Source data:
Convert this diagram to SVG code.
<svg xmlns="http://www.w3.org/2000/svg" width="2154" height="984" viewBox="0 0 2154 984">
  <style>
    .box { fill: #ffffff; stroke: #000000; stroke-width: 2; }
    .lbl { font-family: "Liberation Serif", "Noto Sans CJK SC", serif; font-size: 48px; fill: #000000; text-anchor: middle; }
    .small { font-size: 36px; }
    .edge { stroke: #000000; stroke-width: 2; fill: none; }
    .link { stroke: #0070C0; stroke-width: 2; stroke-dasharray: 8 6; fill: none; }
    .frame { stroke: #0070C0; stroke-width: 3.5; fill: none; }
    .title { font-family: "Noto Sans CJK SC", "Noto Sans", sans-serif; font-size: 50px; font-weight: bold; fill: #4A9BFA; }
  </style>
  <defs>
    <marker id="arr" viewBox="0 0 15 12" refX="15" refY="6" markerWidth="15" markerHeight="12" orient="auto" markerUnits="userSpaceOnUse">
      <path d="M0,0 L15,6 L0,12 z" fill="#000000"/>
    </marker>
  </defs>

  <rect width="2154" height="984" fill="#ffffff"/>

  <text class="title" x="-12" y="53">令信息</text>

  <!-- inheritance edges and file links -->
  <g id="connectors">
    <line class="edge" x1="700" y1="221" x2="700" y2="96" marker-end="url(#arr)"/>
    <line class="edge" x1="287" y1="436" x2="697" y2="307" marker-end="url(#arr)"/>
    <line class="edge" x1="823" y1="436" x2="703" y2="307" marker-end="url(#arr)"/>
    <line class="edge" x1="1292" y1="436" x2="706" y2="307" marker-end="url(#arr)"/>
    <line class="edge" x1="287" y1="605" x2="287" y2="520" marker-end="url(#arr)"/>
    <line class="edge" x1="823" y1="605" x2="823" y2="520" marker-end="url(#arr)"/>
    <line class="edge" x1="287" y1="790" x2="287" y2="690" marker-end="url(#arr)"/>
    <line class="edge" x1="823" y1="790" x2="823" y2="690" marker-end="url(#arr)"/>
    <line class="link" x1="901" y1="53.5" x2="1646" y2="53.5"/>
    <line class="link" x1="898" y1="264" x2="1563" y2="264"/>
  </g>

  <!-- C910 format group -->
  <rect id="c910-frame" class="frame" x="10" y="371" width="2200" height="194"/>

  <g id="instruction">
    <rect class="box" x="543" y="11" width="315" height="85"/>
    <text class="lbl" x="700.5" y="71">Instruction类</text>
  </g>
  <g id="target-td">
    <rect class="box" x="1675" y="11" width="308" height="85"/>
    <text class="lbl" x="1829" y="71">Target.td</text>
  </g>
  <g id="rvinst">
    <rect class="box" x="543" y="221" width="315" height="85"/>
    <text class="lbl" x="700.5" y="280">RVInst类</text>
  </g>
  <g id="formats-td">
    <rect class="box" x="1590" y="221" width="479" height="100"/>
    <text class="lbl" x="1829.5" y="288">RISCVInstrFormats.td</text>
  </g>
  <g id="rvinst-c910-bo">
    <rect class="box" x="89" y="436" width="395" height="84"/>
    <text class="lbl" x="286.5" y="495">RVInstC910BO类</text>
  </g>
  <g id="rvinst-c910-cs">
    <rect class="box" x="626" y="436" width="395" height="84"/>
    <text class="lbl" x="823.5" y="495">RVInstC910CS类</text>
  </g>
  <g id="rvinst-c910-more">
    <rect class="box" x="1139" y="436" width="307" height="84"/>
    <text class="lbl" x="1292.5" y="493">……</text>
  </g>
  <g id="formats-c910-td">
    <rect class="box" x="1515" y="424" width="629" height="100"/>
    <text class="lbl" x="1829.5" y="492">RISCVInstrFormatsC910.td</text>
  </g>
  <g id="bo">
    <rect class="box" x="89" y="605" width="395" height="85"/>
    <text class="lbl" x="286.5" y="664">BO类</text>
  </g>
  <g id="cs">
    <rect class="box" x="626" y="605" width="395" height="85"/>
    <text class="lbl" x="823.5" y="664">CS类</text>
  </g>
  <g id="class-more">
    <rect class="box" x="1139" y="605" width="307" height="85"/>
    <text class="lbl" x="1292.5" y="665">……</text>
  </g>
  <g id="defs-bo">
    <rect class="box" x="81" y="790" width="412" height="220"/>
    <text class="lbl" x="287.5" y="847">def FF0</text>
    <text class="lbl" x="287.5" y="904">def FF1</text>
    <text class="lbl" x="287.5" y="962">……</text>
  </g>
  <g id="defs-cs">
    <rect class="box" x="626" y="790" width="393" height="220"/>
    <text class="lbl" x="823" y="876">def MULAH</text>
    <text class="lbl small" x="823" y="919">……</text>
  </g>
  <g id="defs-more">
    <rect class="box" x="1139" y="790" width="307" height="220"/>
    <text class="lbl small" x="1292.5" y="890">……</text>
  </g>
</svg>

Stated task: Retype the data in full and match it exactly.

Worked answer:
Convert this diagram to SVG code.
<svg xmlns="http://www.w3.org/2000/svg" width="2154" height="984" viewBox="0 0 2154 984">
  <style>
    .box { fill: #ffffff; stroke: #000000; stroke-width: 2; }
    .lbl { font-family: "Liberation Serif", "Noto Sans CJK SC", serif; font-size: 48px; fill: #000000; text-anchor: middle; }
    .small { font-size: 36px; }
    .edge { stroke: #000000; stroke-width: 2; fill: none; }
    .link { stroke: #0070C0; stroke-width: 2; stroke-dasharray: 8 6; fill: none; }
    .frame { stroke: #0070C0; stroke-width: 3.5; fill: none; }
    .title { font-family: "Noto Sans CJK SC", "Noto Sans", sans-serif; font-size: 50px; font-weight: bold; fill: #4A9BFA; }
  </style>
  <defs>
    <marker id="arr" viewBox="0 0 15 12" refX="15" refY="6" markerWidth="15" markerHeight="12" orient="auto" markerUnits="userSpaceOnUse">
      <path d="M0,0 L15,6 L0,12 z" fill="#000000"/>
    </marker>
  </defs>

  <rect width="2154" height="984" fill="#ffffff"/>

  <text class="title" x="-12" y="53">令信息</text>

  <!-- inheritance edges and file links -->
  <g id="connectors">
    <line class="edge" x1="700" y1="221" x2="700" y2="96" marker-end="url(#arr)"/>
    <line class="edge" x1="287" y1="436" x2="697" y2="307" marker-end="url(#arr)"/>
    <line class="edge" x1="823" y1="436" x2="703" y2="307" marker-end="url(#arr)"/>
    <line class="edge" x1="1292" y1="436" x2="706" y2="307" marker-end="url(#arr)"/>
    <line class="edge" x1="287" y1="605" x2="287" y2="520" marker-end="url(#arr)"/>
    <line class="edge" x1="823" y1="605" x2="823" y2="520" marker-end="url(#arr)"/>
    <line class="edge" x1="287" y1="790" x2="287" y2="690" marker-end="url(#arr)"/>
    <line class="edge" x1="823" y1="790" x2="823" y2="690" marker-end="url(#arr)"/>
    <line class="link" x1="901" y1="53.5" x2="1646" y2="53.5"/>
    <line class="link" x1="898" y1="264" x2="1563" y2="264"/>
  </g>

  <!-- C910 format group -->
  <rect id="c910-frame" class="frame" x="10" y="371" width="2200" height="194"/>

  <g id="instruction">
    <rect class="box" x="543" y="11" width="315" height="85"/>
    <text class="lbl" x="700.5" y="71">Instruction类</text>
  </g>
  <g id="target-td">
    <rect class="box" x="1675" y="11" width="308" height="85"/>
    <text class="lbl" x="1829" y="71">Target.td</text>
  </g>
  <g id="rvinst">
    <rect class="box" x="543" y="221" width="315" height="85"/>
    <text class="lbl" x="700.5" y="280">RVInst类</text>
  </g>
  <g id="formats-td">
    <rect class="box" x="1590" y="221" width="479" height="100"/>
    <text class="lbl" x="1829.5" y="288">RISCVInstrFormats.td</text>
  </g>
  <g id="rvinst-c910-bo">
    <rect class="box" x="89" y="436" width="395" height="84"/>
    <text class="lbl" x="286.5" y="495">RVInstC910BO类</text>
  </g>
  <g id="rvinst-c910-cs">
    <rect class="box" x="626" y="436" width="395" height="84"/>
    <text class="lbl" x="823.5" y="495">RVInstC910CS类</text>
  </g>
  <g id="rvinst-c910-more">
    <rect class="box" x="1139" y="436" width="307" height="84"/>
    <text class="lbl" x="1292.5" y="493">……</text>
  </g>
  <g id="formats-c910-td">
    <rect class="box" x="1515" y="424" width="629" height="100"/>
    <text class="lbl" x="1829.5" y="492">RISCVInstrFormatsC910.td</text>
  </g>
  <g id="bo">
    <rect class="box" x="89" y="605" width="395" height="85"/>
    <text class="lbl" x="286.5" y="664">BO类</text>
  </g>
  <g id="cs">
    <rect class="box" x="626" y="605" width="395" height="85"/>
    <text class="lbl" x="823.5" y="664">CS类</text>
  </g>
  <g id="class-more">
    <rect class="box" x="1139" y="605" width="307" height="85"/>
    <text class="lbl" x="1292.5" y="665">……</text>
  </g>
  <g id="defs-bo">
    <rect class="box" x="81" y="790" width="412" height="220"/>
    <text class="lbl" x="287.5" y="847">def FF0</text>
    <text class="lbl" x="287.5" y="904">def FF1</text>
    <text class="lbl" x="287.5" y="962">……</text>
  </g>
  <g id="defs-cs">
    <rect class="box" x="626" y="790" width="393" height="220"/>
    <text class="lbl" x="823" y="876">def MULAH</text>
    <text class="lbl small" x="823" y="919">……</text>
  </g>
  <g id="defs-more">
    <rect class="box" x="1139" y="790" width="307" height="220"/>
    <text class="lbl small" x="1292.5" y="890">……</text>
  </g>
</svg>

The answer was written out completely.